Window to Paris (Окно в Париж) is a 1993 Russian comedic drama film directed by Yuri Mamin. In the film, which is set in the 1990s, a magical portal connecting Saint Petersburg with Paris is discovered. The main character, Nikolai Chizhov, is a school music teacher and a member of the Russian intelligentsia.

== Plot ==
In 1992 Russia, music teacher Nikolay Chizhov moves into a communal apartment in St. Petersburg, where he discovers a mysteriously boarded-up window in his new room. During a housewarming party, he and his guests drunkenly descend from this window, believing it leads to the streets of St. Petersburg. Instead, they stumble upon a bar in Paris. The next day, Chizhov learns from a returning elderly resident that the window periodically opens to Paris for a few weeks every few decades. Realizing the limited time to access Paris, Chizhov's neighbor, Gorokhov, and his family begin cross-border ventures through the window, from selling souvenirs to transporting a Citroën 2CV into Russia.

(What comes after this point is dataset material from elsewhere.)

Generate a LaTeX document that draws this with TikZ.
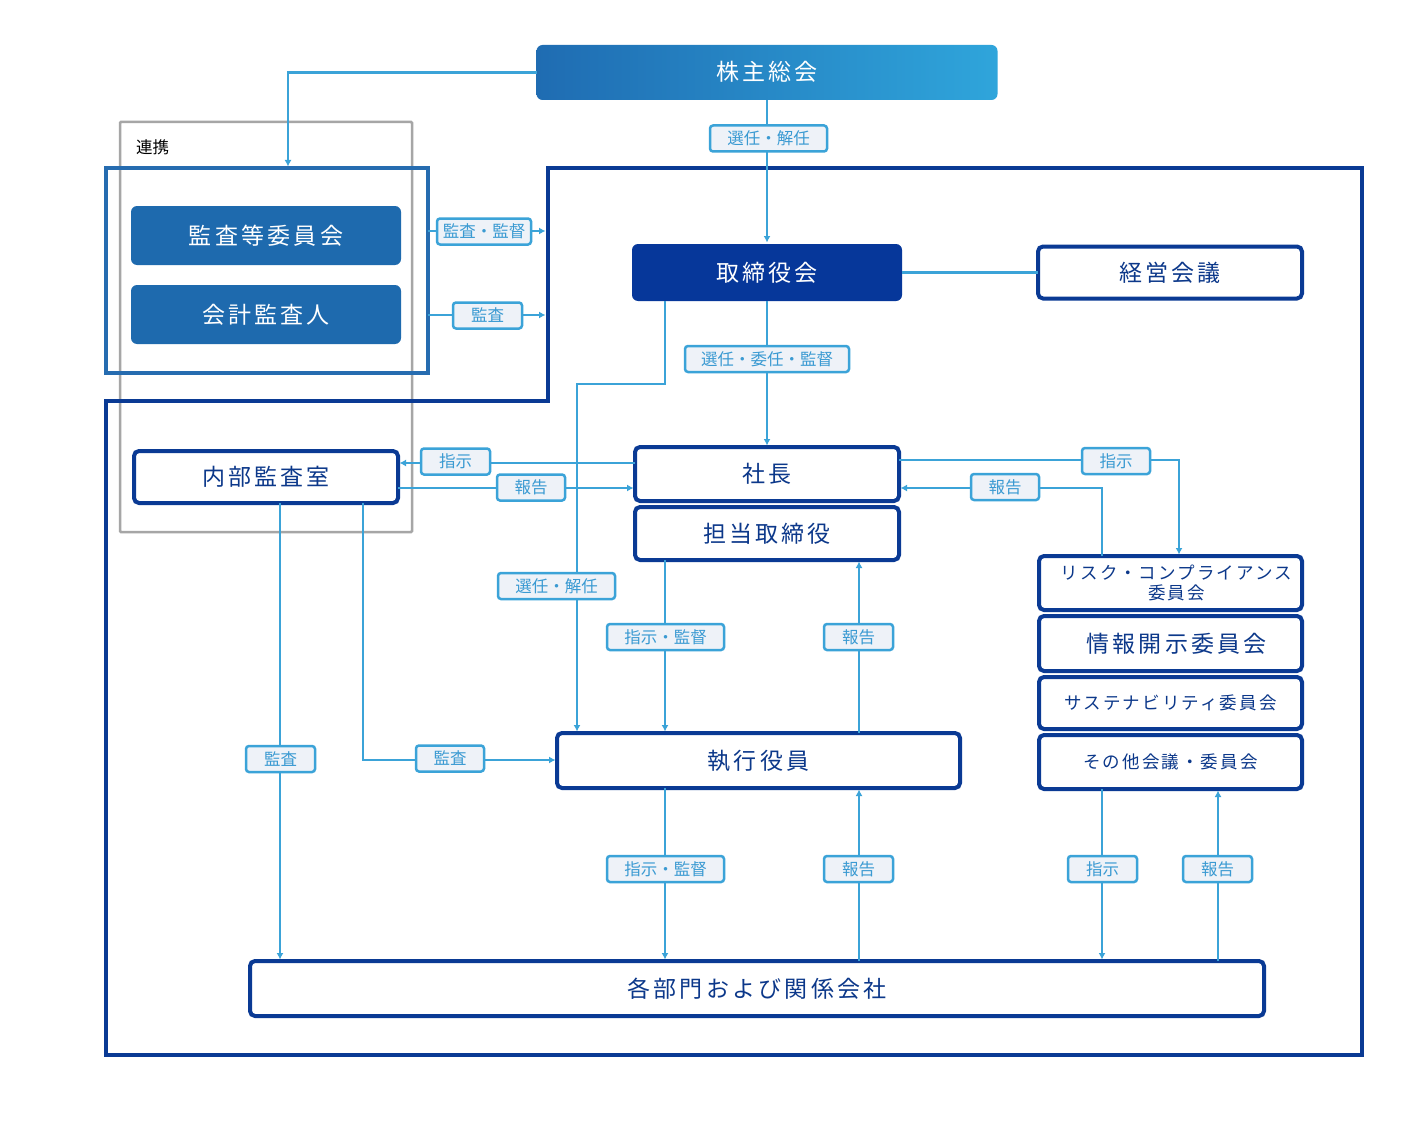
\documentclass[tikz,border=0pt]{standalone}
\usepackage{fontspec}
\usetikzlibrary{arrows.meta,calc}
\newfontfamily\jp{Noto Sans CJK JP}
\newfontfamily\jpsp[LetterSpace=14]{Noto Sans CJK JP}
\newfontfamily\jpss[LetterSpace=12]{Noto Sans CJK JP}
\definecolor{navy}{RGB}{10,58,148}
\definecolor{navytxt}{RGB}{12,56,138}
\definecolor{navyfill}{RGB}{6,55,154}
\definecolor{grpc}{RGB}{38,108,176}
\definecolor{grpfill}{RGB}{30,106,174}
\definecolor{lblue}{RGB}{59,163,216}
\definecolor{lblfill}{RGB}{238,242,248}
\definecolor{lbltxt}{RGB}{58,154,210}
\definecolor{grayc}{RGB}{166,166,166}
\definecolor{gL}{RGB}{31,108,178}
\definecolor{gR}{RGB}{47,165,219}
\begin{document}
\begin{tikzpicture}[x=1pt,y=-1pt,
  every node/.style={inner sep=0pt, outer sep=0pt},
  bigfont/.style={font=\jpsp\fontsize{23}{26}\selectfont, text height=20pt, text depth=3pt},
  smallfont/.style={font=\jpss\fontsize{17.5}{19.5}\selectfont},
  smallline/.style={smallfont, text height=15pt, text depth=2pt},
  box/.style={draw=navy, line width=4pt, rounded corners=5pt, fill=white, text=navytxt, bigfont},
  solid box/.style={rounded corners=6pt, text=white, bigfont},
  lbl/.style={draw=lblue, line width=2.5pt, fill=lblfill, rounded corners=3pt, text=lbltxt,
    font=\jp\fontsize{16.5}{16.5}\selectfont, text height=14.5pt, text depth=2.3pt, minimum height=26},
  conn/.style={draw=lblue, line width=2.8pt},
  arr/.style={conn, -{Latex[length=6.5pt,width=7pt]}, shorten >=1.5pt}]
\fill[white] (0,0) rectangle (1425,1121);
% 連携 frame
\node[draw=grayc, line width=2.5pt, minimum width=292, minimum height=410, rounded corners=1pt] (renkei) at (266,327) {};
\node[font=\jp\fontsize{16.5}{16.5}\selectfont, anchor=west] (renkeit) at (136,147) {連携};
% outer navy frame
\draw[navy, line width=3.8pt] (548,168) -- (1362,168) -- (1362,1055) -- (106,1055) -- (106,401) -- (548,401) -- cycle;
% audit group
\node[draw=grpc, line width=3.8pt, minimum width=322, minimum height=205] (grp) at (267,270.5) {};
\node[solid box, fill=grpfill, minimum width=270, minimum height=59] (kansa) at (266,235.5) {監査等委員会};
\node[solid box, fill=grpfill, minimum width=270, minimum height=59] (kaikei) at (266,314.5) {会計監査人};
% main boxes
\node[solid box, left color=gL, right color=gR, minimum width=461, minimum height=55] (kabu) at (767,72.5) {株主総会};
\node[solid box, fill=navyfill, minimum width=270, minimum height=57] (tori) at (767,272.5) {取締役会};
\node[box, minimum width=264, minimum height=52] (keiei) at (1170,272.5) {経営会議};
\node[box, minimum width=264, minimum height=54] (shacho) at (767,474) {社長};
\node[box, minimum width=264, minimum height=53] (tanto) at (767,533.5) {担当取締役};
\node[box, minimum width=264, minimum height=52] (naibu) at (266,477) {内部監査室};
\node[box, minimum width=403, minimum height=55] (shikko) at (758.5,760.5) {執行役員};
\node[box, minimum width=1014, minimum height=55] (kakubu) at (757,988.5) {各部門および関係会社};
\node[box, smallfont, text height={}, text depth={}, align=center, minimum width=263, minimum height=54] (risk) at (1170.5,583) {\hspace*{12pt}リスク・コンプライアンス\\\hspace*{12pt}委員会};
\node[box, minimum width=263, minimum height=55] (joho) at (1170.5,643.5) {\hspace*{12pt}情報開示委員会};
\node[box, smallline, minimum width=263, minimum height=52] (sus) at (1170.5,703) {サステナビリティ委員会};
\node[box, smallline, minimum width=263, minimum height=54] (sonota) at (1170.5,762) {その他会議・委員会};
% routing coordinates
\coordinate (x288) at (288,0);
\coordinate (r1) at (547,231);
\coordinate (r2) at (547,315);
\coordinate (r3) at (665,384);
\coordinate (r4) at (577,384);
\coordinate (y463) at (0,463);
\coordinate (y488) at (0,488);
\coordinate (x665) at (665,0);
\coordinate (x859) at (859,0);
\coordinate (x280) at (280,0);
\coordinate (r5) at (363,760);
\coordinate (r6) at (1179,460);
\coordinate (r7) at (1102,488);
\coordinate (x1102) at (1102,0);
\coordinate (x1218) at (1218,0);
% connectors
\draw[arr] (kabu.west) -| (x288 |- grp.north);
\draw[arr] (kabu.south) -- (tori.north);
\draw[arr] (grp.east |- r1) -- (r1);
\draw[arr] (grp.east |- r2) -- (r2);
\draw[conn] (tori.east) -- (keiei.west);
\draw[arr] (tori.south) -- (shacho.north);
\draw[arr] (tori.south -| r3) -- (r3) -- (r4) -- (r4 |- shikko.north);
\draw[arr] (shacho.west |- y463) -- (naibu.east |- y463);
\draw[arr] (naibu.east |- y488) -- (shacho.west |- y488);
\draw[arr] (x665 |- tanto.south) -- (x665 |- shikko.north);
\draw[arr] (x859 |- shikko.north) -- (x859 |- tanto.south);
\draw[arr] (x665 |- shikko.south) -- (x665 |- kakubu.north);
\draw[arr] (x859 |- kakubu.north) -- (x859 |- shikko.south);
\draw[arr] (x280 |- naibu.south) -- (x280 |- kakubu.north);
\draw[arr] (r5 |- naibu.south) -- (r5) -- (shikko.west |- r5);
\draw[arr] (shacho.east |- r6) -- (r6) -- (r6 |- risk.north);
\draw[arr] (r7 |- risk.north) -- (r7) -- (shacho.east |- r7);
\draw[arr] (x1102 |- sonota.south) -- (x1102 |- kakubu.north);
\draw[arr] (x1218 |- kakubu.north) -- (x1218 |- sonota.south);
% labels
\node[lbl, minimum width=117] (l1) at (768.5,138.5) {選任・解任};
\node[lbl, minimum width=94] (l2) at (484,231.5) {監査・監督};
\node[lbl, minimum width=69] (l3) at (487.5,315.5) {監査};
\node[lbl, minimum width=164] (l4) at (767,359) {選任・委任・監督};
\node[lbl, minimum width=117] (l5) at (556.5,586) {選任・解任};
\node[lbl, minimum width=69] (l6) at (455.5,461.5) {指示};
\node[lbl, minimum width=68] (l7) at (531,487.5) {報告};
\node[lbl, minimum width=117] (l8) at (665.5,637) {指示・監督};
\node[lbl, minimum width=69] (l9) at (858.5,637) {報告};
\node[lbl, minimum width=69] (l10) at (280.5,759) {監査};
\node[lbl, minimum width=68] (l11) at (450,758.5) {監査};
\node[lbl, minimum width=117] (l12) at (665.5,869) {指示・監督};
\node[lbl, minimum width=69] (l13) at (858.5,869) {報告};
\node[lbl, minimum width=68] (l14) at (1116,461) {指示};
\node[lbl, minimum width=68] (l15) at (1005,487) {報告};
\node[lbl, minimum width=69] (l16) at (1102.5,869) {指示};
\node[lbl, minimum width=69] (l17) at (1217.5,869) {報告};
\end{tikzpicture}
\end{document}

Alongside the whimsical exploits, Chizhov faces challenges in his career and personal life. After protesting the dismissal of music education at his school, he is fired, prompting a student strike in his support. He tries to find work in Paris, only to turn down an unusual gig at a nudist club. A romance develops between Chizhov and Parisian Nicole, whose apartment connects to the same rooftop as the magical window. When Gorokhov lures Nicole into Russia, she becomes lost and overwhelmed by the harsh realities of 1990s Russia before Chizhov ultimately helps her return to Paris. Later, fulfilling a promise to his students, Chizhov uses the window to show them Paris, but they miss the window's closing, forcing them to attempt a daring return to Russia by hijacking a plane. Months later, Chizhov and Gorokhov spot the old resident's cat emerging from a crack in the wall, sparking their hopes of reopening the path to Paris.

== Reception ==
Mamin considered it unfair that the film was not chosen as the official Russian submission for the 1994 Academy Award for Best International Feature Film, asserting that this was due to the personal and political influence of Nikita Mikhalkov.